_What you are asked to do_
Repeat exactly, and only, the lines from the one that contains "Output the Python" to the one that contains "dvc_75c = [0.254, 0.302, 0.432, 0.538, 0.716, 0.77]", both ends included. Omit every picture.

Plotting code records

::::::

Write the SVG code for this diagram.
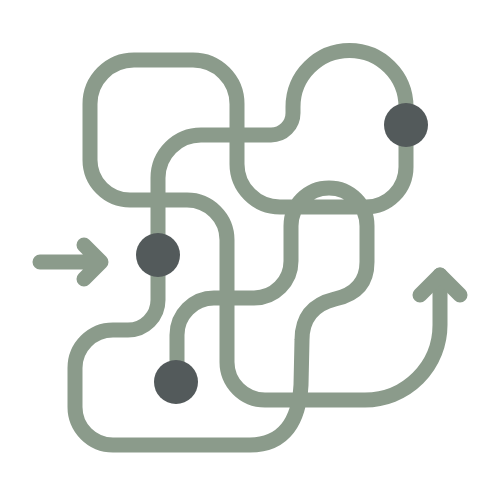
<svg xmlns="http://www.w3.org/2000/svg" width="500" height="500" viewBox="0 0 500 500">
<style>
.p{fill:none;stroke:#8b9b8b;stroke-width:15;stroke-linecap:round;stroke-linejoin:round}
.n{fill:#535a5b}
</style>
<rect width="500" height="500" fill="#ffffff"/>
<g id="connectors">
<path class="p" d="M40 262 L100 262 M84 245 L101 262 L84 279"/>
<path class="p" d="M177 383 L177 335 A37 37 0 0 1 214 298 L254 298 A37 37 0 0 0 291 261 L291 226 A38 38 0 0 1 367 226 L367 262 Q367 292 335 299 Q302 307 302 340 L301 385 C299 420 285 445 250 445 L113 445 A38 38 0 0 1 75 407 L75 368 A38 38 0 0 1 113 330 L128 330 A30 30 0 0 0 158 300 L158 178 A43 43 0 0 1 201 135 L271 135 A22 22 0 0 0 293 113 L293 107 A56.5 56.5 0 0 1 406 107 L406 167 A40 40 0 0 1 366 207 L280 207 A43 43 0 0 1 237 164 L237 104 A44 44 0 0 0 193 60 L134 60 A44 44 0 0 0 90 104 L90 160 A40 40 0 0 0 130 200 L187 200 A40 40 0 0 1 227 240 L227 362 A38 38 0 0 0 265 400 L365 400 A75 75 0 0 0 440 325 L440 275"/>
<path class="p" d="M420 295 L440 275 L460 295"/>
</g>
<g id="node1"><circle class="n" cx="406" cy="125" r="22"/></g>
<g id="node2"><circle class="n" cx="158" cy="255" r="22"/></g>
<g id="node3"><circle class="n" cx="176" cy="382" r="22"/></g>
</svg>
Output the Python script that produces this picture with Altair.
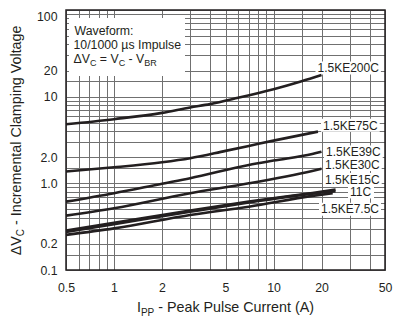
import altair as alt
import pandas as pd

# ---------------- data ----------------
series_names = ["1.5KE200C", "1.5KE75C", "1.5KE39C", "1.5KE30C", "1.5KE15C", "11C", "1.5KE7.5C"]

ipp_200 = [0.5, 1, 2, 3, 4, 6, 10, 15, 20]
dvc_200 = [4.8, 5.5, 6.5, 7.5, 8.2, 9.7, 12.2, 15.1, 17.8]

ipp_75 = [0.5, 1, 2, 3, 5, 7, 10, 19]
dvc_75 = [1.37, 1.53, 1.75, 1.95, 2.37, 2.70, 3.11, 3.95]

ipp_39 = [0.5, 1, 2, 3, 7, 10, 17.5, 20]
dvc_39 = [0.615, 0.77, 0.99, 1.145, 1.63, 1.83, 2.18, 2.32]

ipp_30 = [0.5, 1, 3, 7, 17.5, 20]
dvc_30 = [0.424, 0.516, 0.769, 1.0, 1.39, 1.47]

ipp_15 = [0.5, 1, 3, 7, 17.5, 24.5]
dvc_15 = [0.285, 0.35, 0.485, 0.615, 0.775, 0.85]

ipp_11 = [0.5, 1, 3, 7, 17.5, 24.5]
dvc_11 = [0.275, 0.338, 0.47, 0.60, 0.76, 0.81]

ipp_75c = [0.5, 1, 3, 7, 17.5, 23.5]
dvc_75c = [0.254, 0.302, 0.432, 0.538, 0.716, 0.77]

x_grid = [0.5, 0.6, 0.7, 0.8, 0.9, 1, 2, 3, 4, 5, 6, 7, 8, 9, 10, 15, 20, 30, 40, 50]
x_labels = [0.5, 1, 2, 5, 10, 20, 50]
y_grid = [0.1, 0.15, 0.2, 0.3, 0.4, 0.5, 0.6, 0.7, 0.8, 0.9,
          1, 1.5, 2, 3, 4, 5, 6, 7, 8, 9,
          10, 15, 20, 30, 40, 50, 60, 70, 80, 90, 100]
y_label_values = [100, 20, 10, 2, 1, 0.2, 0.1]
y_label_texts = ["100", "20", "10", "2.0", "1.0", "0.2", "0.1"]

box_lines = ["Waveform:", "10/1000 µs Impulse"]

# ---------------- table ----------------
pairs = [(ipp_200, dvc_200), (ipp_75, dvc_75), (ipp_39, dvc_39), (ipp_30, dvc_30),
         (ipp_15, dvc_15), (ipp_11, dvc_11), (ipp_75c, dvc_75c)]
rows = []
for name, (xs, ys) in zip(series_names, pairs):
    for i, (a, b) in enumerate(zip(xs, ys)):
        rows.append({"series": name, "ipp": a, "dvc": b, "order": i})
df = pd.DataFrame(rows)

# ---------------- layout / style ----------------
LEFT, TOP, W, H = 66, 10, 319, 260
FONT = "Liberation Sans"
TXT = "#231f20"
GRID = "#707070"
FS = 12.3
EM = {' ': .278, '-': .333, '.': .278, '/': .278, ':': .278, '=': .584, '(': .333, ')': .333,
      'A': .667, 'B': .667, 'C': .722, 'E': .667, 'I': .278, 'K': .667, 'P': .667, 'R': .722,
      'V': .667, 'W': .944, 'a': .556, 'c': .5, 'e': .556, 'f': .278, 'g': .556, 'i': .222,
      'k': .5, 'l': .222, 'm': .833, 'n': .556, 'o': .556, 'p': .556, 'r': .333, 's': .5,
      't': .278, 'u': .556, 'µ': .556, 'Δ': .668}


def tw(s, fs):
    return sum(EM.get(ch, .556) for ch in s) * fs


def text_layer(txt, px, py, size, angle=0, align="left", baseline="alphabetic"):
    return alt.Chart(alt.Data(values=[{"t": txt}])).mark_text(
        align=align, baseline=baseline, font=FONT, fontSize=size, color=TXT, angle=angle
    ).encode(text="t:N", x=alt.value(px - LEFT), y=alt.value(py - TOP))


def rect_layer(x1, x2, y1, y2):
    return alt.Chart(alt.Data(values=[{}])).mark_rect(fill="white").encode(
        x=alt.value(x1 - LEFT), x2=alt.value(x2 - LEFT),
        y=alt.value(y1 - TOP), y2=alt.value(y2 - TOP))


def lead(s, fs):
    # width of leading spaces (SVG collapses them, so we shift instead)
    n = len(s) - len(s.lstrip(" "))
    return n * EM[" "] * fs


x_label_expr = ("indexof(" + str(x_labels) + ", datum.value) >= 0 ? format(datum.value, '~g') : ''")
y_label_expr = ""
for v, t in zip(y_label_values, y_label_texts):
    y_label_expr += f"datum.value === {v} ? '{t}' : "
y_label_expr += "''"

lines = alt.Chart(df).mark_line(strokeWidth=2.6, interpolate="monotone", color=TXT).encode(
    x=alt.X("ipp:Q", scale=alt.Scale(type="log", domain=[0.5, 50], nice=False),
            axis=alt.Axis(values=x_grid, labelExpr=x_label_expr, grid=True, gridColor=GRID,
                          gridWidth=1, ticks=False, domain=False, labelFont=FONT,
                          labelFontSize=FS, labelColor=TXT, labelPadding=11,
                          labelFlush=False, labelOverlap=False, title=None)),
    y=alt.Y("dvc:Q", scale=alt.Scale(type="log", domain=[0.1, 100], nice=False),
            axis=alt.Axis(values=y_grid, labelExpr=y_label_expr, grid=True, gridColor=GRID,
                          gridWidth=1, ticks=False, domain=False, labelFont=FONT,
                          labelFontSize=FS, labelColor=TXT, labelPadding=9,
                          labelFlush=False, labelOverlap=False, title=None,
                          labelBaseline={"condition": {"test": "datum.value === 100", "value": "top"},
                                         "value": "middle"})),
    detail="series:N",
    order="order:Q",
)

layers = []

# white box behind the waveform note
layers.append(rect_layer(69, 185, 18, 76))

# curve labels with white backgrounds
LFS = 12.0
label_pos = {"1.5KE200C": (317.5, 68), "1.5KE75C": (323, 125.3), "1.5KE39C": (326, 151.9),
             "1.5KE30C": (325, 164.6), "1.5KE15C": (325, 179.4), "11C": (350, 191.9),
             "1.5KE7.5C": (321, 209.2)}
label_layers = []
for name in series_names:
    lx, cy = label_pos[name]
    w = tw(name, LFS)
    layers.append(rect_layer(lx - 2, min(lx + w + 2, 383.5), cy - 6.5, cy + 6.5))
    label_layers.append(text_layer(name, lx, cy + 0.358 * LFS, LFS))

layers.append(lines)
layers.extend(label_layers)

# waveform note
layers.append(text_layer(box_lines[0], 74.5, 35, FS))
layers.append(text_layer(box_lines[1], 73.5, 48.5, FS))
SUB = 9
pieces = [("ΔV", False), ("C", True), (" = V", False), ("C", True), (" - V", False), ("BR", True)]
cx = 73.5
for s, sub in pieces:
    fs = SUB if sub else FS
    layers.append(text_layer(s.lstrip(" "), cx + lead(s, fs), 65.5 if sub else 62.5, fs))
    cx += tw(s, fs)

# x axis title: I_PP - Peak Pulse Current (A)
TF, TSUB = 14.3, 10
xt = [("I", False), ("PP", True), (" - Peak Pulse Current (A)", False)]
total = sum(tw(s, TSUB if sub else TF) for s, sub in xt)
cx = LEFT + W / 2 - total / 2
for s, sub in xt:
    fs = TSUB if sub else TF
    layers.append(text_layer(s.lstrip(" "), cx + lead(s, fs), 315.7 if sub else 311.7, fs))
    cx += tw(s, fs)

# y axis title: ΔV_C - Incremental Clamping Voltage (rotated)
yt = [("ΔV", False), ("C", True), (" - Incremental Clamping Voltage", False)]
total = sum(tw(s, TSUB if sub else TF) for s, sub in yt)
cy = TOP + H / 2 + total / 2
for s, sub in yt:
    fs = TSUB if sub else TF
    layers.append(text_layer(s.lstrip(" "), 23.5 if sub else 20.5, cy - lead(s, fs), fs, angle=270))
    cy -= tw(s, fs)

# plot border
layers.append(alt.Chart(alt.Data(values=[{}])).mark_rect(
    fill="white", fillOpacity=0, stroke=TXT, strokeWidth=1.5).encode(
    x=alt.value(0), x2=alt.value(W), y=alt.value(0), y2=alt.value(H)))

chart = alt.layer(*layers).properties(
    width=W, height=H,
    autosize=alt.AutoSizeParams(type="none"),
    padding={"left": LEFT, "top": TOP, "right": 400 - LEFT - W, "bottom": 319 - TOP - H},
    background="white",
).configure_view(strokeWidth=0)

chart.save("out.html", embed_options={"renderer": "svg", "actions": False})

::::::

_Correct result_
Output the Python script that produces this picture with Altair.
import altair as alt
import pandas as pd

# ---------------- data ----------------
series_names = ["1.5KE200C", "1.5KE75C", "1.5KE39C", "1.5KE30C", "1.5KE15C", "11C", "1.5KE7.5C"]

ipp_200 = [0.5, 1, 2, 3, 4, 6, 10, 15, 20]
dvc_200 = [4.8, 5.5, 6.5, 7.5, 8.2, 9.7, 12.2, 15.1, 17.8]

ipp_75 = [0.5, 1, 2, 3, 5, 7, 10, 19]
dvc_75 = [1.37, 1.53, 1.75, 1.95, 2.37, 2.70, 3.11, 3.95]

ipp_39 = [0.5, 1, 2, 3, 7, 10, 17.5, 20]
dvc_39 = [0.615, 0.77, 0.99, 1.145, 1.63, 1.83, 2.18, 2.32]

ipp_30 = [0.5, 1, 3, 7, 17.5, 20]
dvc_30 = [0.424, 0.516, 0.769, 1.0, 1.39, 1.47]

ipp_15 = [0.5, 1, 3, 7, 17.5, 24.5]
dvc_15 = [0.285, 0.35, 0.485, 0.615, 0.775, 0.85]

ipp_11 = [0.5, 1, 3, 7, 17.5, 24.5]
dvc_11 = [0.275, 0.338, 0.47, 0.60, 0.76, 0.81]

ipp_75c = [0.5, 1, 3, 7, 17.5, 23.5]
dvc_75c = [0.254, 0.302, 0.432, 0.538, 0.716, 0.77]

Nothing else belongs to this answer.